Встали с рассветом, но провозились так долго с укладкой вещей, что когда первый эшелон наших вьюков тронулся наконец с места стоянки, по улицам города уже вовсе не стало проезда: с трудом миновав предместье, мы еле-еле пробились к восточным воротам.
Вот последний арык «Чимпан», выведенный из Урумчиской реки, а вот и горный увал, с которого весь город, как на ладони. Впереди, километров, может быть, на пятнадцать, потянулось плато глинисто-песчаное и пустынное, а на горизонте выросли первые складки предгорий гигантской горы.
Всегда безлюдное, плато это оживлено было теперь необычной картиной. Выстроившись в ряды, стояли здесь расцвеченные фонарями и флагами балаганы, в которых торжественно восседали кумиры…
Их было молили о дожде; когда же никакие просьбы и жертвы не помогли, с гиком и свистом выволокли вон из тенистых и прохладных кумирен на самое пекло… «Вы зазнались, господа-боги!.. В кумирнях вам хорошо и свежо, так побудьте же здесь и на себе испытайте, каково нам в эту жару быть без дождя!» Но и это энергичное распоряжение не помогло: дракон (Лун-ван) со всей своей свитой решительно отказался повиноваться китайским властям, и дождя попрежнему не было. Тогда с ними затеяли двойную игру: обратно в кумирни их не ввезли, а выстроили для них балаганы, в которых те и продолжали уже отбывать свое наказание.
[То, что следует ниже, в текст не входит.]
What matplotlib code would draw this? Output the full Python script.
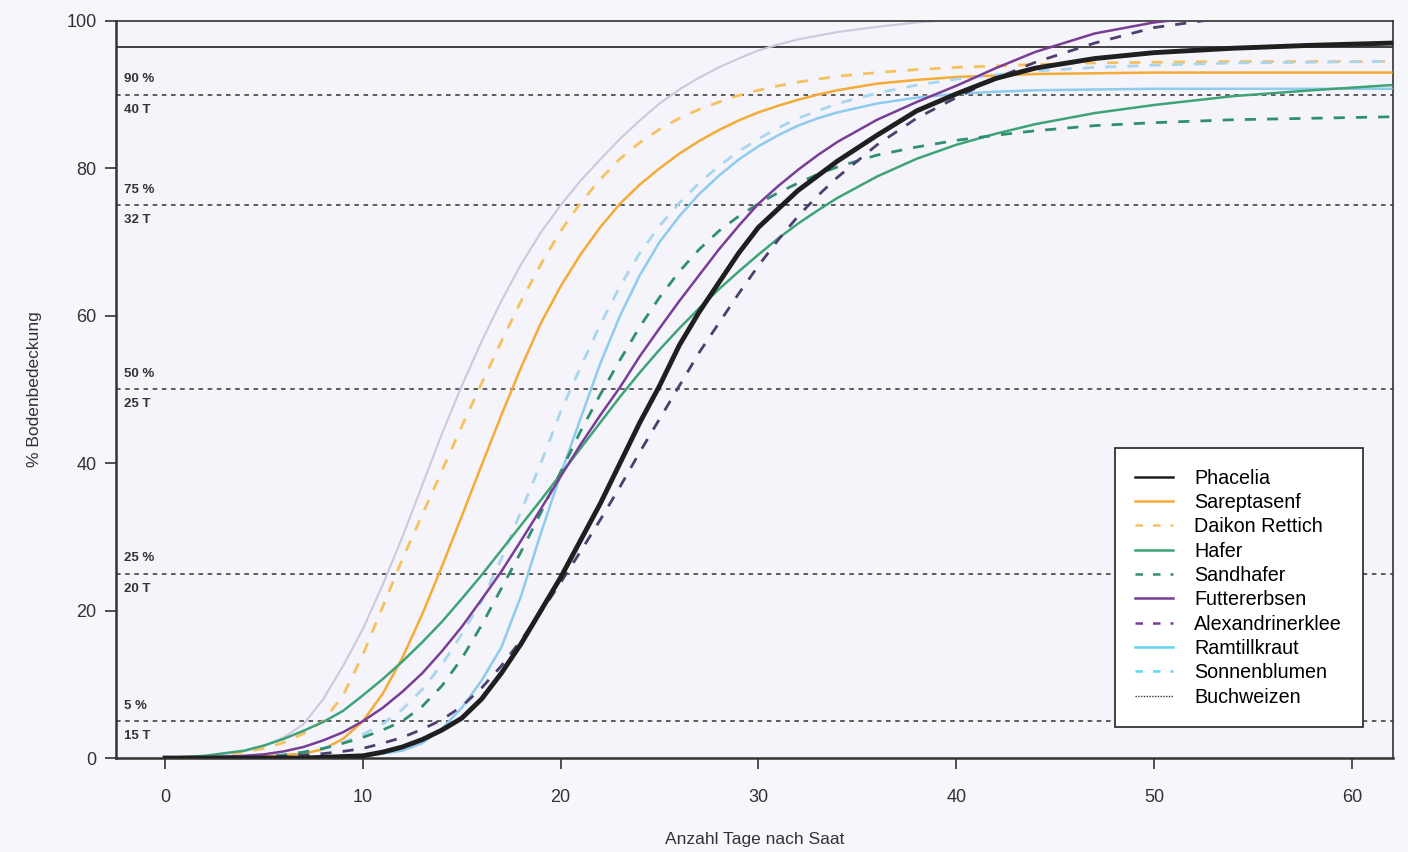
import numpy as np
import matplotlib.pyplot as plt
from matplotlib.lines import Line2D

plt.rcParams['font.family'] = ['Liberation Sans', 'DejaVu Sans']

# Tage nach Saat
tage = [0, 2, 4, 5, 6, 7, 8, 9, 10, 11, 12, 13, 14, 15, 16, 17, 18, 19, 20,
        21, 22, 23, 24, 25, 26, 27, 28, 29, 30, 31, 32, 33, 34, 36, 38, 40,
        42, 44, 47, 50, 54, 58, 62]

# % Bodenbedeckung
phacelia = [0, 0, 0, 0, 0, 0, 0.1, 0.2, 0.3, 0.8, 1.5, 2.5, 3.8, 5.4, 8, 11.5,
            15.5, 20, 24.5, 29.5, 34.5, 40, 45.5, 50.5, 56, 60.5, 64.5, 68.5,
            72, 74.5, 77, 79, 81, 84.5, 87.8, 90.1, 92.2, 93.6, 94.9, 95.7,
            96.3, 96.7, 97]
sareptasenf = [0, 0, 0.1, 0.2, 0.4, 0.6, 1.2, 2.6, 5, 8.7, 13.6, 19.5, 26, 32.8,
               39.7, 46.5, 53, 59, 64, 68.3, 72, 75.2, 77.8, 80, 82, 83.7, 85.2,
               86.5, 87.6, 88.5, 89.3, 90, 90.6, 91.5, 92, 92.4, 92.6, 92.8,
               92.9, 93, 93, 93, 93]
daikon = [0, 0.2, 0.8, 1.3, 2.1, 3.3, 5, 8.5, 14, 20.5, 27, 33, 39, 45, 50.8,
          56.5, 62, 67, 71.5, 75.3, 78.5, 81.3, 83.5, 85.3, 86.8, 88, 89, 89.9,
          90.6, 91.2, 91.7, 92.1, 92.5, 93, 93.4, 93.7, 93.9, 94.1, 94.3,
          94.4, 94.5, 94.5, 94.5]
hafer = [0, 0.3, 1, 1.7, 2.6, 3.7, 4.9, 6.4, 8.5, 10.7, 13.1, 15.7, 18.5, 21.6,
         24.8, 28.2, 31.6, 35, 38.5, 42, 45.5, 49, 52.3, 55.4, 58.3, 61, 63.6,
         66, 68.3, 70.5, 72.5, 74.3, 76, 78.9, 81.3, 83.2, 84.7, 86, 87.5,
         88.6, 89.8, 90.6, 91.3]
sandhafer = [0, 0, 0.1, 0.2, 0.4, 0.8, 1.3, 2, 2.8, 3.8, 5, 7, 9.8, 13.5, 18,
             23, 28, 33.3, 38.8, 44.3, 49.3, 54, 58.5, 62.5, 66, 69, 71.5, 73.5,
             75.2, 76.7, 78, 79.2, 80.2, 81.8, 82.9, 83.8, 84.5, 85.1, 85.8,
             86.2, 86.6, 86.8, 87]
futtererbsen = [0, 0.1, 0.3, 0.5, 0.9, 1.5, 2.4, 3.5, 5, 6.8, 9, 11.5, 14.5,
                17.8, 21.5, 25.3, 29.5, 33.8, 38.2, 42.5, 46.5, 50.3, 54.5,
                58.3, 62, 65.5, 69, 72.2, 75.2, 77.6, 79.8, 81.8, 83.6, 86.6,
                89, 91.2, 93.6, 95.8, 98.3, 99.8, 101, 101.8, 102.3]
alexandrinerklee = [0, 0, 0, 0.1, 0.2, 0.4, 0.6, 0.9, 1.3, 2, 2.8, 3.9, 5.2, 7,
                    9.5, 12.5, 16, 19.8, 23.8, 28, 32.3, 36.8, 41.5, 46, 50.5,
                    55, 59, 63, 66.8, 70.3, 73.5, 76.3, 78.8, 83.2, 86.8, 89.6,
                    92.2, 94.4, 97, 99.1, 100.6, 101.5, 102]
ramtillkraut = [0, 0, 0, 0, 0, 0, 0.1, 0.2, 0.3, 0.6, 1, 2, 4, 6.8, 10.5, 15,
                22, 30.5, 38.5, 46, 53.5, 60, 65.5, 70, 73.5, 76.5, 79, 81.2,
                83, 84.5, 85.8, 86.8, 87.6, 88.8, 89.6, 90.1, 90.4, 90.6, 90.7,
                90.8, 90.8, 90.8, 90.8]
sonnenblumen = [0, 0, 0.1, 0.2, 0.4, 0.8, 1.3, 2.1, 3.2, 4.6, 6.6, 9.3, 12.7,
                16.8, 21.3, 27, 33.5, 40, 47, 53, 58.8, 64, 68.5, 72.2, 75.3,
                78, 80.3, 82.3, 84, 85.5, 86.8, 87.8, 88.8, 90.2, 91.3, 92.1,
                92.7, 93.2, 93.7, 94, 94.3, 94.4, 94.5]
buchweizen = [0, 0.2, 0.9, 1.6, 2.8, 4.6, 8, 12.5, 17.5, 23.5, 30, 37, 44, 50.5,
              56.5, 62, 67, 71.3, 75, 78.3, 81.2, 84, 86.5, 88.8, 90.7, 92.3,
              93.7, 94.9, 96, 96.8, 97.5, 98, 98.5, 99.2, 99.8, 100.2, 100.5,
              100.7, 101, 101, 101, 101, 101]

# Schwellen (% Bodenbedeckung, Tage)
schwellen = [90, 75, 50, 25, 5]
schwellen_tage = [40, 32, 25, 20, 15]

fig = plt.figure(figsize=(14.08, 8.52), dpi=100, facecolor='#f6f7fb')
ax = fig.add_axes([0.0824, 0.1103, 0.9069, 0.8651])
ax.set_facecolor('#f4f4fa')

# Schwellenlinien
for s, t in zip(schwellen, schwellen_tage):
    ax.axhline(s, color='#333333', lw=1.1, ls=(0, (3, 3)), zorder=1)
    ax.text(-2.1, s + 1.3, f'{s} %', fontsize=9.5, fontweight='bold',
            color='#333333', va='bottom', ha='left')
    ax.text(-2.1, s - 1.2, f'{t} T', fontsize=9.5, fontweight='bold',
            color='#333333', va='top', ha='left')
ax.axhline(96.5, color='#333333', lw=1.3, zorder=1)

ax.plot(tage, buchweizen, color='#cdc8de', lw=1.5, zorder=2)
ax.plot(tage, daikon, color='#f8c160', lw=2, ls=(0, (4, 4)), zorder=3)
ax.plot(tage, sareptasenf, color='#f5ab35', lw=1.8, zorder=3)
ax.plot(tage, sonnenblumen, color='#a9d6ee', lw=2, ls=(0, (4, 4)), zorder=3)
ax.plot(tage, ramtillkraut, color='#8ecbec', lw=1.8, zorder=3)
ax.plot(tage, hafer, color='#3fa378', lw=1.8, zorder=3)
ax.plot(tage, sandhafer, color='#2f8f70', lw=2, ls=(0, (4, 4)), zorder=3)
ax.plot(tage, futtererbsen, color='#7a3d96', lw=1.8, zorder=4)
ax.plot(tage, alexandrinerklee, color='#4f3d6e', lw=2, ls=(0, (4, 4)), zorder=4)
ax.plot(tage, phacelia, color='#1f1f1f', lw=3.5, zorder=5)

handles = [
    Line2D([], [], color='#1f1f1f', lw=1.8),
    Line2D([], [], color='#f5ab35', lw=1.8),
    Line2D([], [], color='#f8c160', lw=1.8, ls=(0, (3, 4))),
    Line2D([], [], color='#3fa378', lw=1.8),
    Line2D([], [], color='#2f8f70', lw=1.8, ls=(0, (3, 4))),
    Line2D([], [], color='#7a3d96', lw=1.8),
    Line2D([], [], color='#7a3d96', lw=1.8, ls=(0, (3, 4))),
    Line2D([], [], color='#5fd8ee', lw=1.8),
    Line2D([], [], color='#5fd8ee', lw=1.8, ls=(0, (3, 4))),
    Line2D([], [], color='#333333', lw=1, ls=(0, (1, 1))),
]
labels = ['Phacelia', 'Sareptasenf', 'Daikon Rettich', 'Hafer', 'Sandhafer',
          'Futtererbsen', 'Alexandrinerklee', 'Ramtillkraut', 'Sonnenblumen',
          'Buchweizen']
leg = ax.legend(handles, labels, loc='upper left', bbox_to_anchor=(0.782, 0.4206),
                borderaxespad=0, fontsize=14.2, frameon=True, fancybox=False,
                edgecolor='#222222', facecolor='#ffffff', framealpha=1,
                handlelength=1.9, handletextpad=1.1, labelspacing=0.27,
                borderpad=1.05)
leg.get_frame().set_linewidth(1.2)
leg.set_zorder(10)

ax.set_xlim(-2.48, 62.08)
ax.set_ylim(0, 100)
ax.set_xticks([0, 10, 20, 30, 40, 50, 60])
ax.set_yticks([0, 20, 40, 60, 80, 100])
ax.tick_params(axis='both', direction='out', length=8, width=1.2,
               labelsize=13, colors='#333333', pad=6)
ax.tick_params(axis='x', pad=14)
for side in ['left', 'bottom']:
    ax.spines[side].set_linewidth(1.8)
    ax.spines[side].set_color('#333333')
for side in ['top', 'right']:
    ax.spines[side].set_linewidth(1.2)
    ax.spines[side].set_color('#333333')

ax.set_xlabel('Anzahl Tage nach Saat', fontsize=12.5, color='#333333')
ax.set_ylabel('% Bodenbedeckung', fontsize=12.5, color='#333333')
ax.xaxis.set_label_coords(0.5, -0.111)
ax.yaxis.set_label_coords(-0.064, 0.5)
ax.xaxis.label.set_va('center')
ax.yaxis.label.set_va('center')

fig.savefig('out.png', dpi=100, facecolor=fig.get_facecolor())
Мы приблизились к этим постройкам. Из них самая большая оказалась театром: как и всюду в Китае – открытая сцена без всяких претензий на украшения. Но в эту жару даже и театр был пуст. У временных кумирен тоже не было никого: очевидно, «хошани»[43] отдыхали теперь в разбитой тут же палатке… Они выскочили, когда заслышали голоса. Пошептавшись с сопровождавшим нас аксакалом, они взяли свои инструменты – треугольник, бубны и «иерихонские» трубы и, став в ряд перед безобразно размалеванной куклой в шелковых одеяниях, заиграли свой дикий гимн во славу Лун-вана… Странное зрелище! Китайские жрецы, хотя в поношенных, но зато национальных черных костюмах и с распущенными по плечам волосами, странные и с непривычки дикие звуки не менее странных труб, разодетый в шелка истукан, курящийся перед ними фимиам и кругом пустыня – и, кроме нас, никого.